**OBJECTIVE**
Look through the data below. Collect every line where the word "that" occurs.

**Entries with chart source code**
┌──

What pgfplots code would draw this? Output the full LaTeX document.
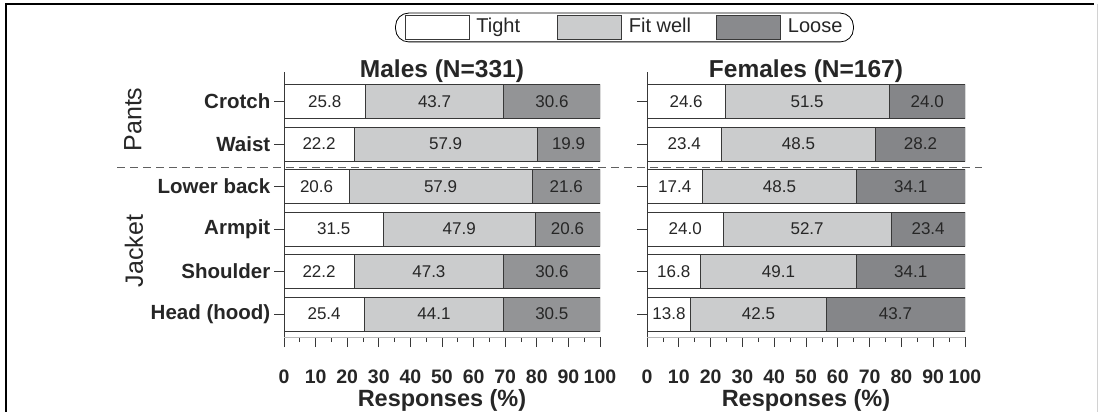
\documentclass[border=0pt]{standalone}
\usepackage{fontspec}
\setmainfont{Liberation Sans}
\usepackage{pgfplots}
\usepackage{pgfplotstable}
\pgfplotsset{compat=1.18}
\definecolor{fitc}{HTML}{CBCCCD}
\definecolor{loosem}{HTML}{939496}
\definecolor{loosef}{HTML}{858689}
\definecolor{loosel}{HTML}{898A8D}
\definecolor{edge}{HTML}{383838}
\definecolor{txt}{HTML}{262626}

\pgfplotstableread{
y T F L
0 25.8 43.7 30.6
1 22.2 57.9 19.9
2 20.6 57.9 21.6
3 31.5 47.9 20.6
4 22.2 47.3 30.6
5 25.4 44.1 30.5
}\males
\pgfplotstableread{
y T F L
0 24.6 51.5 24.0
1 23.4 48.5 28.2
2 17.4 48.5 34.1
3 24.0 52.7 23.4
4 16.8 49.1 34.1
5 13.8 42.5 43.7
}\females

\pgfplotsset{
  /pgf/number format/assume math mode=true,
  geom/.style={
    height=265pt, scale only axis,
    xmin=0, xmax=100, ymin=-0.694, ymax=5.541, y dir=reverse,
    enlargelimits=false,
  },
  base/.style={
    geom,
    xbar stacked, bar width=34pt,
    axis x line*=bottom, axis y line*=left,
    x axis line style={gray!55, line width=0.8pt, -},
    y axis line style={edge, line width=0.9pt, -},
    xtick={0,10,...,100}, minor x tick num=1,
    ytick={0,...,5},
    tick align=outside,
    major tick length=10pt, minor tick length=5pt,
    tick style={edge, line width=0.8pt},
    xticklabel style={font=\bfseries\fontsize{19.5}{20}\selectfont, text=txt, anchor=base, yshift=-36pt},
    yticklabel style={font=\bfseries\fontsize{20.5}{21}\selectfont, text=txt, inner xsep=3.5pt},
    title style={at={(0.5,0.956)}, anchor=base, font=\bfseries\fontsize{24.5}{26}\selectfont, text=txt},
    xlabel={Responses (\%)},
    xlabel style={at={(axis description cs:0.5,-0.264)}, anchor=base, font=\bfseries\fontsize{23.5}{25}\selectfont, text=txt},
  },
  lab/.style={geom, hide axis},
  vals/.style={
    draw=none, mark=none,
    nodes near coords={\pgfmathprintnumber[fixed,fixed zerofill,precision=1]{\pgfplotspointmeta}},
    point meta=\thisrow{#1},
    every node near coord/.append style={anchor=center, font=\fontsize{17}{17}\selectfont, text=txt},
  },
}

\begin{document}
\begin{tikzpicture}
\path[use as bounding box] (0pt,0pt) rectangle (1098pt,-412pt);

% Males bars
\begin{axis}[base, at={(284pt,-337pt)}, anchor=south west, width=316pt,
  title={Males (N=331)},
  yticklabels={Crotch,Waist,Lower back,Armpit,Shoulder,Head (hood)},
  legend columns=3,
  legend style={at={(1.0775,1.168)}, anchor=center, draw=black, line width=0.8pt, rounded corners=13pt,
    inner xsep=9pt, inner ysep=2pt, font=\fontsize{20}{20}\selectfont, text=txt,
    /tikz/every even column/.append style={column sep=23pt},
    /tikz/every odd column/.append style={column sep=5pt}},
]
\addlegendimage{legend image code/.code={\draw[fill=white,draw=edge,line width=0.8pt,rounded corners=0pt] (0pt,-13pt) rectangle (64pt,11pt);}}
\addlegendentry{Tight\rule{12pt}{0pt}}
\addlegendimage{legend image code/.code={\draw[fill=fitc,draw=edge,line width=0.8pt,rounded corners=0pt] (0pt,-13pt) rectangle (64pt,11pt);}}
\addlegendentry{Fit well}
\addlegendimage{legend image code/.code={\draw[fill=loosel,draw=edge,line width=0.8pt,rounded corners=0pt] (0pt,-13pt) rectangle (64pt,11pt);}}
\addlegendentry{Loose}
\addplot[fill=white, draw=edge, line width=0.8pt, forget plot] table[x=T,y=y]{\males};
\addplot[fill=fitc, draw=edge, line width=0.8pt, forget plot] table[x=F,y=y]{\males};
\addplot[fill=loosem, draw=edge, line width=0.8pt, forget plot] table[x=L,y=y]{\males};
\end{axis}

% Males value labels
\begin{axis}[lab, at={(284pt,-337pt)}, anchor=south west, width=316pt]
\addplot[vals=T] table[x expr=\thisrow{T}/2, y=y]{\males};
\addplot[vals=F] table[x expr=\thisrow{T}+\thisrow{F}/2, y=y]{\males};
\addplot[vals=L] table[x expr=\thisrow{T}+\thisrow{F}+\thisrow{L}/2, y=y]{\males};
\end{axis}

% Females bars
\begin{axis}[base, at={(647pt,-337pt)}, anchor=south west, width=318pt,
  title={Females (N=167)},
  yticklabels={},
]
\addplot[fill=white, draw=edge, line width=0.8pt] table[x=T,y=y]{\females};
\addplot[fill=fitc, draw=edge, line width=0.8pt] table[x=F,y=y]{\females};
\addplot[fill=loosef, draw=edge, line width=0.8pt] table[x=L,y=y]{\females};
\end{axis}

% Females value labels
\begin{axis}[lab, at={(647pt,-337pt)}, anchor=south west, width=318pt]
\addplot[vals=T] table[x expr=\thisrow{T}/2, y=y]{\females};
\addplot[vals=F] table[x expr=\thisrow{T}+\thisrow{F}/2, y=y]{\females};
\addplot[vals=L] table[x expr=\thisrow{T}+\thisrow{F}+\thisrow{L}/2, y=y]{\females};
\end{axis}

\draw[gray!75!black, line width=0.9pt, dash pattern=on 8pt off 5pt] (117pt,-167pt) -- (982pt,-167pt);
\node[rotate=90, font=\fontsize{25}{25}\selectfont, text=txt] at (133pt,-119.5pt) {Pants};
\node[rotate=90, font=\fontsize{25}{25}\selectfont, text=txt] at (134pt,-251pt) {Jacket};
\draw[line width=1.6pt] (6pt,-412pt) -- (6pt,-4.3pt) -- (1094pt,-4.3pt);
\draw[gray!35, line width=0.8pt] (1097pt,-4pt) -- (1097pt,-412pt);
\end{tikzpicture}
\end{document}
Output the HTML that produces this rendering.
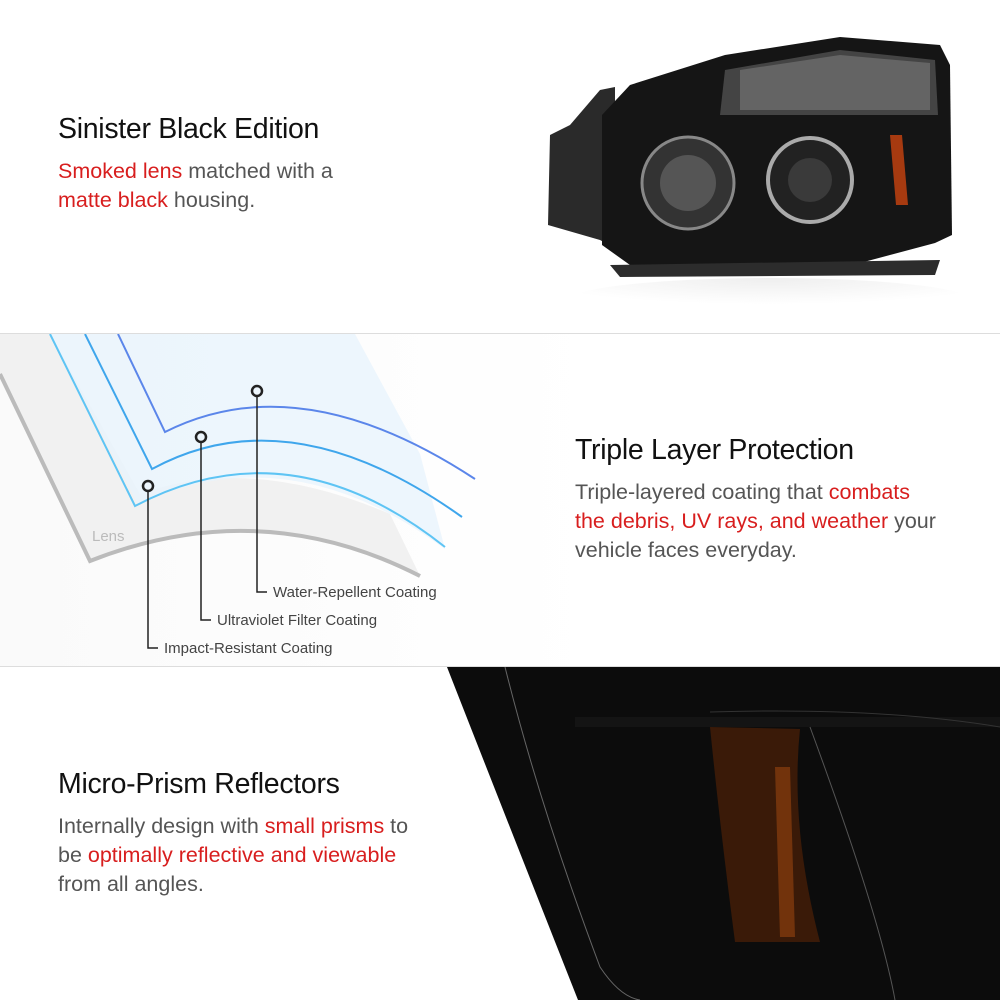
<!DOCTYPE html>
<html><head><meta charset="utf-8"><style>
body{margin:0;width:1000px;height:1000px;overflow:hidden;background:#fff;font-family:"Liberation Sans",Arial,sans-serif;position:relative}
.h{position:absolute;font-size:28.5px;color:#111;letter-spacing:-0.3px}
.p{position:absolute;font-size:21.5px;line-height:29px;color:#555}
.r{color:#d81e1e}
.hr{position:absolute;left:0;width:1000px;height:1px;background:#ddd}
</style></head><body>
<div class="h" style="left:58px;top:113px">Sinister Black Edition</div>
<div class="p" style="left:58px;top:157px"><span class="r">Smoked lens</span> matched with a<br><span class="r">matte black</span> housing.</div>

<svg style="position:absolute;left:540px;top:25px" width="430" height="300">
<defs><radialGradient id="rf" cx="50%" cy="0%" r="60%"><stop offset="0" stop-color="#eee"/><stop offset="1" stop-color="#fff"/></radialGradient></defs>
<ellipse cx="230" cy="275" rx="200" ry="22" fill="url(#rf)"/>
<path d="M60 65 L75 62 L75 80 L88 90 L88 230 L60 215 L8 200 L10 110 L30 100 Z" fill="#2a2a2a"/>
<path d="M90 60 L185 30 L300 12 L400 20 L410 40 L412 210 L395 218 L320 238 L200 245 L90 240 L62 220 L62 90 Z" fill="#151515"/>
<path d="M185 45 L300 25 L395 35 L398 90 L300 90 L180 90 Z" fill="#444"/>
<path d="M200 45 L300 30 L390 38 L390 85 L300 85 L200 85 Z" fill="#7a7a7a" opacity=".6"/>
<circle cx="148" cy="158" r="46" fill="#333" stroke="#888" stroke-width="3"/>
<circle cx="148" cy="158" r="28" fill="#555"/>
<circle cx="270" cy="155" r="42" fill="#222" stroke="#aaa" stroke-width="4"/>
<circle cx="270" cy="155" r="22" fill="#3a3a3a"/>
<path d="M350 110 L362 110 L368 180 L356 180 Z" fill="#a63a10"/>
<path d="M70 240 L400 235 L395 250 L80 252 Z" fill="#2c2c2c"/>
</svg>

<div class="hr" style="top:333px"></div>
<div style="position:absolute;left:0;top:334px;width:1000px;height:332px;background:linear-gradient(90deg,#fafafa,#fff 60%)"></div>
<svg style="position:absolute;left:0;top:334px" width="500" height="332">
<path d="M0 0 L0 40 L90 227 Q260 160 420 242 L390 180 Q250 120 140 160 L50 0 Z" fill="#f1f1f1"/>
<path d="M0 40 L90 227 Q260 160 420 242" fill="none" stroke="#bbb" stroke-width="4"/>
<path d="M50 0 L138 170 Q290 100 445 215 L420 120 L355 0 Z" fill="#e9f4fc" opacity=".8"/>
<path d="M50 0 L135 172 Q290 90 445 213" fill="none" stroke="#5ec4f4" stroke-width="2"/>
<path d="M85 0 L152 135 Q290 60 462 183" fill="none" stroke="#3fa6ec" stroke-width="2"/>
<path d="M118 0 L165 98 Q300 30 475 145" fill="none" stroke="#5b86ea" stroke-width="2"/>
<text x="92" y="207" font-size="15" fill="#bbb" font-family="Liberation Sans">Lens</text>
<g stroke="#222" stroke-width="1.5" fill="none">
<circle cx="148" cy="152" r="5" stroke-width="2.5"/><path d="M148 157 V314 H158"/>
<circle cx="201" cy="103" r="5" stroke-width="2.5"/><path d="M201 108 V286 H211"/>
<circle cx="257" cy="57" r="5" stroke-width="2.5"/><path d="M257 62 V258 H267"/>
</g>
<g font-size="15" fill="#444" font-family="Liberation Sans">
<text x="273" y="263">Water-Repellent Coating</text>
<text x="217" y="291">Ultraviolet Filter Coating</text>
<text x="164" y="319">Impact-Resistant Coating</text>
</g>
</svg>
<div class="h" style="left:575px;top:434px">Triple Layer Protection</div>
<div class="p" style="left:575px;top:478px">Triple-layered coating that <span class="r">combats<br>the debris, UV rays, and weather</span> your<br>vehicle faces everyday.</div>
<div class="hr" style="top:666px"></div>

<svg style="position:absolute;left:0;top:667px" width="1000" height="333">
<path d="M447 0 L1000 0 L1000 333 L578 333 Q490 110 447 0 Z" fill="#0c0c0c"/>
<path d="M505 0 Q540 140 600 300 Q620 330 640 333" fill="none" stroke="#666" stroke-width="1"/>
<path d="M575 50 L1000 50 L1000 60 L575 60 Z" fill="#141414"/>
<path d="M710 45 Q880 40 1000 60" fill="none" stroke="#333"/>
<path d="M810 60 Q880 250 895 333" fill="none" stroke="#555"/>
<path d="M710 60 L800 62 Q790 160 820 275 L735 275 Q720 160 710 60 Z" fill="#3a1a08"/>
<path d="M775 100 L790 100 L795 270 L780 270 Z" fill="#8a3f0e" opacity=".7"/>
</svg>
<div class="h" style="left:58px;top:768px">Micro-Prism Reflectors</div>
<div class="p" style="left:58px;top:812px">Internally design with <span class="r">small prisms</span> to<br>be <span class="r">optimally reflective and viewable</span><br>from all angles.</div>
</body></html>
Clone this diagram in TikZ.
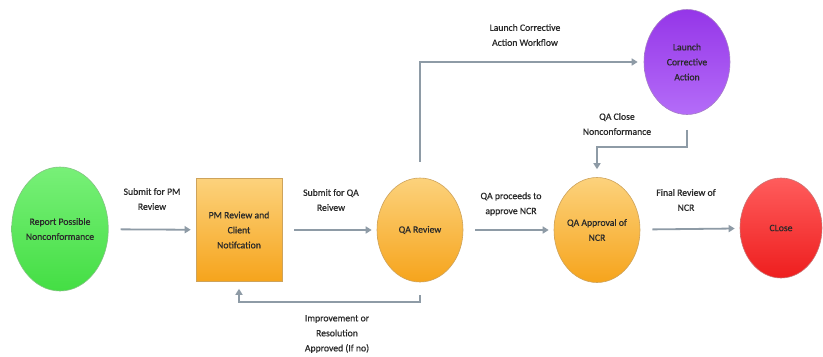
\documentclass[tikz,border=0pt]{standalone}
\usepackage{fontspec}
\setmainfont{Carlito}
\newfontfamily\diagfont{Carlito}[FakeBold=0.6]
\usetikzlibrary{shapes.geometric,arrows.meta}

\definecolor{linkgray}{HTML}{8E9BA6}
\definecolor{txtgray}{HTML}{2A2A2A}
\definecolor{greenTop}{HTML}{78F078}
\definecolor{greenBot}{HTML}{44DE44}
\definecolor{orangeTop}{HTML}{FCD27C}
\definecolor{orangeBot}{HTML}{F6A41C}
\definecolor{purpleTop}{HTML}{9536E8}
\definecolor{purpleBot}{HTML}{B46CF8}
\definecolor{redTop}{HTML}{FF5C5C}
\definecolor{redBot}{HTML}{EE1E1E}

\begin{document}
\begin{tikzpicture}[x=1pt,y=-1pt,
  every node/.style={font=\diagfont\fontsize{9.7}{15}\selectfont, text=txtgray, align=center},
  oval/.style={ellipse, inner sep=0pt, line width=0.6pt},
  greenoval/.style={oval, draw=greenBot!70!black!60, top color=greenTop, bottom color=greenBot},
  orangeoval/.style={oval, draw=orangeBot!75!black!70, top color=orangeTop, bottom color=orangeBot},
  purpleoval/.style={oval, draw=purpleTop!70!black!60, top color=purpleTop, bottom color=purpleBot},
  redoval/.style={oval, draw=redBot!70!black!60, top color=redTop, bottom color=redBot},
  taskbox/.style={rectangle, inner sep=0pt, line width=0.6pt, draw=orangeBot!75!black!70,
    top color=orangeTop, bottom color=orangeBot},
  conn/.style={draw=linkgray, line width=1.8pt, shorten <=12pt, shorten >=5pt,
    -{Triangle[length=6pt,width=7pt]}},
  lbl/.style={text=txtgray}
]
  \path[fill=white] (0,0) rectangle (823,355);

  % process steps
  \node[greenoval, minimum width=94pt, minimum height=124pt] (rep) at (60,229)
    {Report Possible\\Nonconformance};
  \node[taskbox, minimum width=86pt, minimum height=103pt] (pm) at (239,230)
    {PM Review and\\Client\\Notifcation};
  \node[orangeoval, minimum width=86pt, minimum height=104pt] (qa) at (420,230)
    {QA Review};
  \node[orangeoval, minimum width=86pt, minimum height=105pt] (qaa) at (597,230)
    {QA Approval of\\NCR};
  \node[redoval, minimum width=82pt, minimum height=100pt] (cls) at (781,228)
    {CLose};
  \node[purpleoval, minimum width=86pt, minimum height=105pt] (lca) at (687,62)
    {Launch\\Corrective\\Action};

  % main flow
  \draw[conn] (rep) -- (pm);
  \draw[conn] (pm) -- (qa);
  \draw[conn] (qa) -- (qaa);
  \draw[conn] (qaa) -- (cls);

  % corrective action branch
  \draw[conn, shorten <=16pt, shorten >=6pt] (qa.north) |- (lca.west);
  \draw[conn, shorten <=0pt, shorten >=8pt] ([yshift=-15pt]lca.south) -- ++(0,17) -| (qaa.north);

  % return loop
  \draw[conn, shorten <=13pt, shorten >=7pt] (qa.south) -- ++(0,20) -| (pm.south);

  % connector labels
  \node[lbl] (l1) at (152,199) {Submit for PM\\Review};
  \node[lbl] (l2) at (331,200) {Submit for QA\\Reivew};
  \node[lbl] (l3) at (511,204) {QA proceeds to\\approve NCR};
  \node[lbl] (l4) at (686,200) {Final Review of\\NCR};
  \node[lbl] (l5) at (525,35) {Launch Corrective\\Action Workflow};
  \node[lbl] (l6) at (617,124) {QA Close\\Nonconformance};
  \node[lbl] (l7) at (337,334) {Improvement or\\Resolution\\Approved (If no)};
\end{tikzpicture}
\end{document}
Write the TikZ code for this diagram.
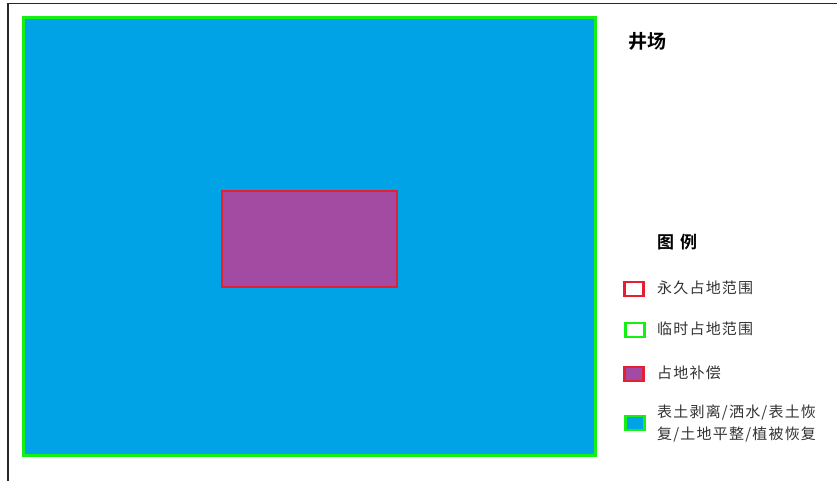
\documentclass[tikz,border=0pt]{standalone}
\usepackage{fontspec}
\newfontfamily\cjk[LetterSpace=8]{Noto Sans CJK SC}
\newfontfamily\cjkb[BoldFont={Noto Sans CJK SC Bold}]{Noto Sans CJK SC}
\definecolor{fieldblue}{RGB}{0,163,230}
\definecolor{bordergreen}{RGB}{20,240,20}
\definecolor{zonepurple}{RGB}{163,74,163}
\definecolor{zonered}{RGB}{230,30,50}
\begin{document}
\begin{tikzpicture}[x=1pt,y=-1pt,
  field/.style={draw=bordergreen,fill=fieldblue,line width=2.5pt},
  zone/.style={draw=zonered,fill=zonepurple,line width=2pt},
  legbox/.style={minimum width=19pt,minimum height=14pt,inner sep=0pt,line width=2.5pt},
  legtext/.style={anchor=west,inner sep=0pt,font=\fontsize{15}{22}\cjk,align=left,text=black!80},
  heading/.style={anchor=west,inner sep=0pt,font=\fontsize{19}{20}\cjkb\bfseries}]
\useasboundingbox (0,0) rectangle (837,481);
\fill[white] (0,0) rectangle (837,481);
\draw[line width=1.5pt,black!85] (8,481) -- (8,3.5) -- (837,3.5);
\node[field,minimum width=572pt,minimum height=438pt,inner sep=0pt] (wellsite) at (309.5,236.5) {};
\node[zone,minimum width=175pt,minimum height=96pt,inner sep=0pt] (perm) at (309,238.5) {};
\node[heading] (title) at (628,41) {井场};
\node[heading,font=\fontsize{17}{20}\cjkb\bfseries] (legtitle) at (657,242) {图\hspace{6pt}例};
\node[legbox,draw=zonered,fill=white] (b1) at (634,289) {};
\node[legtext] (t1) at (657,288) {永久占地范围};
\node[legbox,draw=bordergreen,fill=white] (b2) at (635,330) {};
\node[legtext] (t2) at (657,329) {临时占地范围};
\node[legbox,draw=zonered,fill=zonepurple] (b3) at (634,374) {};
\node[legtext] (t3) at (657,373) {占地补偿};
\node[legbox,draw=bordergreen,fill=fieldblue] (b4) at (635,423) {};
\node[legtext] (t4) at (657,423) {表土剥离/洒水/表土恢\\复/土地平整/植被恢复};
\end{tikzpicture}
\end{document}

└──

**EXPECTED ANSWER**
Output the HTML that produces this rendering.
<div class="p" style="left:575px;top:478px">Triple-layered coating that <span class="r">combats<br>the debris, UV rays, and weather</span> your<br>vehicle faces everyday.</div>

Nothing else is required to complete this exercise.